Another week later, I get texts from a few friends who said they were submitted for the project - two of them saw me in the video, saw how appropriated it was, and both turned it down (snaps for solidarity and a small South Asian community lol). Apparently as they were searching for a replacement for me, my named was suggested 3 different times which is further hilarious and ironic. When everyone turned down the slot, I guess they realized they might need a consultant after all.

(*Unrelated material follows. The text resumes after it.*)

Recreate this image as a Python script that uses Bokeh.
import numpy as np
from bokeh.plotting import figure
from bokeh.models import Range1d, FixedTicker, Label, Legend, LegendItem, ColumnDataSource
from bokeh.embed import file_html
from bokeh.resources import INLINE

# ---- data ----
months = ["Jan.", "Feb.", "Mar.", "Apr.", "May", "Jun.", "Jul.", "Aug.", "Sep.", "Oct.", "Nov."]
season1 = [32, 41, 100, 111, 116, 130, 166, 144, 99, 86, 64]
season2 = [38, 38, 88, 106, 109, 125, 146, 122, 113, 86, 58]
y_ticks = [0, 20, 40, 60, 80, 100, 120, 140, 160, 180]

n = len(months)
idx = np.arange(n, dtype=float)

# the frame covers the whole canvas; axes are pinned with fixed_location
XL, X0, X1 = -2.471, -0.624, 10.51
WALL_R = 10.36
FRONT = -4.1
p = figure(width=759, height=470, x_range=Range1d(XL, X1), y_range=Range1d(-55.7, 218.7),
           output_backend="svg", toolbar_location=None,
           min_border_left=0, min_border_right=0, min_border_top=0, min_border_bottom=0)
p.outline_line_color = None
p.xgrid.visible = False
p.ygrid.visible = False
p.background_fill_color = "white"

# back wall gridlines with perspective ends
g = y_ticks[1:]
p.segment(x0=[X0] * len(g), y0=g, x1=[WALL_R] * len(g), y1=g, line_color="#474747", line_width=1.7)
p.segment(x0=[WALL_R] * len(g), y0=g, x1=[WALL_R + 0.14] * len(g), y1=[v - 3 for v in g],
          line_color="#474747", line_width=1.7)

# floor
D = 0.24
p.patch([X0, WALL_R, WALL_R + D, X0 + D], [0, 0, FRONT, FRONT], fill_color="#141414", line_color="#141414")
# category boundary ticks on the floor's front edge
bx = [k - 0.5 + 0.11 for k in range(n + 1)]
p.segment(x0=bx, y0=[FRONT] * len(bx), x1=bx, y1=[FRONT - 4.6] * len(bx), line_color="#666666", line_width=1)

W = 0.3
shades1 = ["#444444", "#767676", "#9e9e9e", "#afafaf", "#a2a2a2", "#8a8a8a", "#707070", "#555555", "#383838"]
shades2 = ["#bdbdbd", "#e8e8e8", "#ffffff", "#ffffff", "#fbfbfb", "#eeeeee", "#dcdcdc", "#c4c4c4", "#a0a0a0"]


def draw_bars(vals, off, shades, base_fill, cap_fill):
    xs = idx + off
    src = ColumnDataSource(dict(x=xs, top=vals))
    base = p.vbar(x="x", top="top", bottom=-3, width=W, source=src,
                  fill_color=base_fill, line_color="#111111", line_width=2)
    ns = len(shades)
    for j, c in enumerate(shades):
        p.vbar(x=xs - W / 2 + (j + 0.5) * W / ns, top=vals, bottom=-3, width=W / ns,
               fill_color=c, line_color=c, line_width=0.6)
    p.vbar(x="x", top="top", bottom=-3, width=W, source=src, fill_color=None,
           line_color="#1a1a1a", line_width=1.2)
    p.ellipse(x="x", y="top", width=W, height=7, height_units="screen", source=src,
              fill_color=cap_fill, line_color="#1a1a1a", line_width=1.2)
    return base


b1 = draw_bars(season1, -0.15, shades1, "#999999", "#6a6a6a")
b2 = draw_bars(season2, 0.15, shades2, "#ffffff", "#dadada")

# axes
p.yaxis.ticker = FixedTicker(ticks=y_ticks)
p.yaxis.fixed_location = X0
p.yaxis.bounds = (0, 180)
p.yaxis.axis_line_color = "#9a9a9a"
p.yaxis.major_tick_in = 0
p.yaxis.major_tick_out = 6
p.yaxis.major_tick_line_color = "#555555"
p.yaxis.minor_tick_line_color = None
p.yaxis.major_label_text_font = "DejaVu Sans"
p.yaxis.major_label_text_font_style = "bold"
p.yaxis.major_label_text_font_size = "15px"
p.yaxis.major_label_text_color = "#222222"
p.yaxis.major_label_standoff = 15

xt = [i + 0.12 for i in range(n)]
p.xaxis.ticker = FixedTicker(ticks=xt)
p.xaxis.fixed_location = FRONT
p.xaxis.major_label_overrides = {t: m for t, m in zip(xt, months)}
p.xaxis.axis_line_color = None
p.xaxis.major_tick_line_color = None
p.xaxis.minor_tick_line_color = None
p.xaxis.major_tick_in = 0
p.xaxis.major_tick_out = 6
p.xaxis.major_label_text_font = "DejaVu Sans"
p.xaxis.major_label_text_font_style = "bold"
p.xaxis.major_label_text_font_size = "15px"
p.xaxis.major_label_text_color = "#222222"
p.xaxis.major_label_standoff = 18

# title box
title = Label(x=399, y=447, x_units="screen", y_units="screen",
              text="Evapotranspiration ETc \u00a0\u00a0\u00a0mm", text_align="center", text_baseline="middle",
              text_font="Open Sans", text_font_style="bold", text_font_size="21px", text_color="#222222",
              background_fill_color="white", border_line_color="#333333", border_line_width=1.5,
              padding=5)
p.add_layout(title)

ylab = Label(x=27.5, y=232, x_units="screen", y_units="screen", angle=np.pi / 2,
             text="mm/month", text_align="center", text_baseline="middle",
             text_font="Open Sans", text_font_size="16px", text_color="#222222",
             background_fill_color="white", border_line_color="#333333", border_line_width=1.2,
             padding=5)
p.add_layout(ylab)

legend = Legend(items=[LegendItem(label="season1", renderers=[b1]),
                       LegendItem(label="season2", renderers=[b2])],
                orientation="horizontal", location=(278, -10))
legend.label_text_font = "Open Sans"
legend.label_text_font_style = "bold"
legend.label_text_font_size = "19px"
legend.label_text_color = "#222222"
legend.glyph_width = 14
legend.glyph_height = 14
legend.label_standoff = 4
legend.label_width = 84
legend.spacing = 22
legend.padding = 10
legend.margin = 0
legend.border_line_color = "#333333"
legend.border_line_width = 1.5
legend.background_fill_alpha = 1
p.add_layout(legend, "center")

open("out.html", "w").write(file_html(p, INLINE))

Instead of coming back to me and asking if I’d still dance and consult - they decided to work with another friend of mine. The choreographer even mentioned to my friend that “the previous dancer had issues but didn’t say anything so we don’t even know what the issue was”. Ultimately, this friend became the consultant, fixed the choreo, and brought in another dancer. Both the consultant and the new dancer got paid a full rate (remember when they said they didn’t have a consulting budget??). Overall, I got paid $0 for the entire process, including the rehearsal that I had already done. It was a very hurtful experience for several reasons - one of the trickiest experiences and outcomes in my career.
Joys
My agent. I am so incredibly grateful for her support and willingness to stand up for me in this situation. I was really lucky to have an open line of communication. Even though that sounds like a bare minimum for someone who represents you, it’s unfortunately slightly rare in this industry. This reminded me that we are humans first, and we should not have to be put into environments that are dangerous or harmful.
My friends and South Asian solidarity. I am very grateful to the friends who touched base with me about this gig, turned down the gig, and spoke to me to ask what had happened. I felt really happy that I have a reputation and network in this small community where others know that I lead with integrity and professionalism. I think we need even more solidarity to have a collective front in moments when racism, appropriation and harm are being created.

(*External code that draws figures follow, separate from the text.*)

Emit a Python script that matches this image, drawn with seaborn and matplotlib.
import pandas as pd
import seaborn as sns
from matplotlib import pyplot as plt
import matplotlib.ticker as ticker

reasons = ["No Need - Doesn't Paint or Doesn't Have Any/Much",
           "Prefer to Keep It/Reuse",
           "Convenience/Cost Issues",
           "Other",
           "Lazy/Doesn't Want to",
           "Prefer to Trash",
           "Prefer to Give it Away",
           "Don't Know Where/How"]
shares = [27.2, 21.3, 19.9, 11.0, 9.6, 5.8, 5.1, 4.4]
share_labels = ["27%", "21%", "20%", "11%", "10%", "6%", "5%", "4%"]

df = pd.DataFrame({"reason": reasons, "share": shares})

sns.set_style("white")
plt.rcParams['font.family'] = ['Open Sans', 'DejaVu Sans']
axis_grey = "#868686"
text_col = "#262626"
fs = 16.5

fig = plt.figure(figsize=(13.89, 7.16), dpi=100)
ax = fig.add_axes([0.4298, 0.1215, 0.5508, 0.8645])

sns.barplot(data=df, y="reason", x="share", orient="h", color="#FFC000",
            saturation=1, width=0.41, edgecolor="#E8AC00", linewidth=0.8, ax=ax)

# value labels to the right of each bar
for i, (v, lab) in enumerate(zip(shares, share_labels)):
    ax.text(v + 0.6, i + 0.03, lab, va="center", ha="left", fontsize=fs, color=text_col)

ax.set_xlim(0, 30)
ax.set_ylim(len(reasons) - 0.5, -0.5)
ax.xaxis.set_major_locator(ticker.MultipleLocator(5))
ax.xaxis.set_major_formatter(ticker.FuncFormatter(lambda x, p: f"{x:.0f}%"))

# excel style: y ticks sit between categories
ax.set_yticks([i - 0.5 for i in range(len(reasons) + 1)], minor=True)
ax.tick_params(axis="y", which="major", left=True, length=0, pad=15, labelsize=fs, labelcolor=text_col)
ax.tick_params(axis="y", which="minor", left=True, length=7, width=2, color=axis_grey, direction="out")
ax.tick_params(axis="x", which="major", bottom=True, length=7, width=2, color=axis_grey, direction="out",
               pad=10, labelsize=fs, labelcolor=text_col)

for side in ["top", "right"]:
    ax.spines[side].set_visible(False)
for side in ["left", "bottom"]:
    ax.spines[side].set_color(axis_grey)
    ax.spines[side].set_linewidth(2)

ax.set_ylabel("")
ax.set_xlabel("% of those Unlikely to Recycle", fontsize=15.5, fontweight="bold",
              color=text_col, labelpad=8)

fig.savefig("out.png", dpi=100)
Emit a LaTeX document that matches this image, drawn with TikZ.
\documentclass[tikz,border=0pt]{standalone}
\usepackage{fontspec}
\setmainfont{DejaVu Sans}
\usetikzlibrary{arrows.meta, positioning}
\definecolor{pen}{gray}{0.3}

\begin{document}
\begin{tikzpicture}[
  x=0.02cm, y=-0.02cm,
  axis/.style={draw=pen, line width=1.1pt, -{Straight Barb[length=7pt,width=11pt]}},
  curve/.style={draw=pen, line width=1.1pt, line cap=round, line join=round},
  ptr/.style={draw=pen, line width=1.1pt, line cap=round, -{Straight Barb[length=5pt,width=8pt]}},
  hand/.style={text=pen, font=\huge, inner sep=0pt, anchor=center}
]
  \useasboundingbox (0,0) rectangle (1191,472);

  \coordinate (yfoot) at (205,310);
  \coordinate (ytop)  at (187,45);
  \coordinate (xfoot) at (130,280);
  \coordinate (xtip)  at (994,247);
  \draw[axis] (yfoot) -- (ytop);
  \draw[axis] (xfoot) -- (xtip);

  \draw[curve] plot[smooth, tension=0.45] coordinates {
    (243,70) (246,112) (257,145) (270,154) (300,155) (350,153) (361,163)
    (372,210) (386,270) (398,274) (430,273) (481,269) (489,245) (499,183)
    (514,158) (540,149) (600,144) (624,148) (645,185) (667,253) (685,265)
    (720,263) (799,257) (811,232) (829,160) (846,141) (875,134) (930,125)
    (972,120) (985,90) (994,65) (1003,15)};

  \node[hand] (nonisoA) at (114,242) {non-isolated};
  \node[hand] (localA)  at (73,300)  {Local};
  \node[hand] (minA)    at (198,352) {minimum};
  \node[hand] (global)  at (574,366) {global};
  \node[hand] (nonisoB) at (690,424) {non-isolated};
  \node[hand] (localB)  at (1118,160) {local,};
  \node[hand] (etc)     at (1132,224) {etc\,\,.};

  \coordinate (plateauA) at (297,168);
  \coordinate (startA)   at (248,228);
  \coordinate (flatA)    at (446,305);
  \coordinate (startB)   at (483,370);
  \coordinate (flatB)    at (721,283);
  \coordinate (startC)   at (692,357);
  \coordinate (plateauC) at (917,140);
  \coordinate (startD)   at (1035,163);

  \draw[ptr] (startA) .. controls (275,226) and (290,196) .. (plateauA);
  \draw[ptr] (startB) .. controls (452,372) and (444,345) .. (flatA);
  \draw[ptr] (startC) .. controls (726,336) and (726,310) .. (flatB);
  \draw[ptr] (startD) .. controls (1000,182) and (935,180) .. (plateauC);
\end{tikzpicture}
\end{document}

This gig happened around the same time as the large scale Oscars Naatu Naatu fiasco (warrants it’s whole separate post). It was a time that brought the South Asian community together in many ways. In response, my friend Ishita created a South Asian solidarity group with a small group of South Asians in the western dance industry (to start), so that we could build dialogue around circumstances like this and have a roadmap of what to do when it happens again. This has brought me so much gratitude and joy to have a space to discuss and make actionable change with people I really respect and admire!
Take Aways
No matter how uncomfortable or risky it was to say no, I am so glad that I did it. So many times artist operate in scarcity - in fear of a burned bridge, lost income, a bad reputation or more. But there is no reason to do things that make you feel uncomfortable or that compromise your values and beliefs. If I had done this job as it was, I would have felt truly horrible about myself as it would have been the antithesis to everything I have done and want to do to promote representation in this industry. Integrity is of the utmost importance to me, so I feel very grateful that I’ve grown to a place in my career where I had the guts to say no, establish a strong boundary, and make the most of it. Honestly, I really got the short end of the stick here - no money, seemingly a bad rep from the choreographer, and probably a burned bridge - but I truly believe I acted in the most professional way I knew how in the face of active racism, appropriation, and silencing. If I had to do it again, I would still lead with integrity, know my boundaries, and rely on solidarity from supporters that I’m very lucky to have in my life.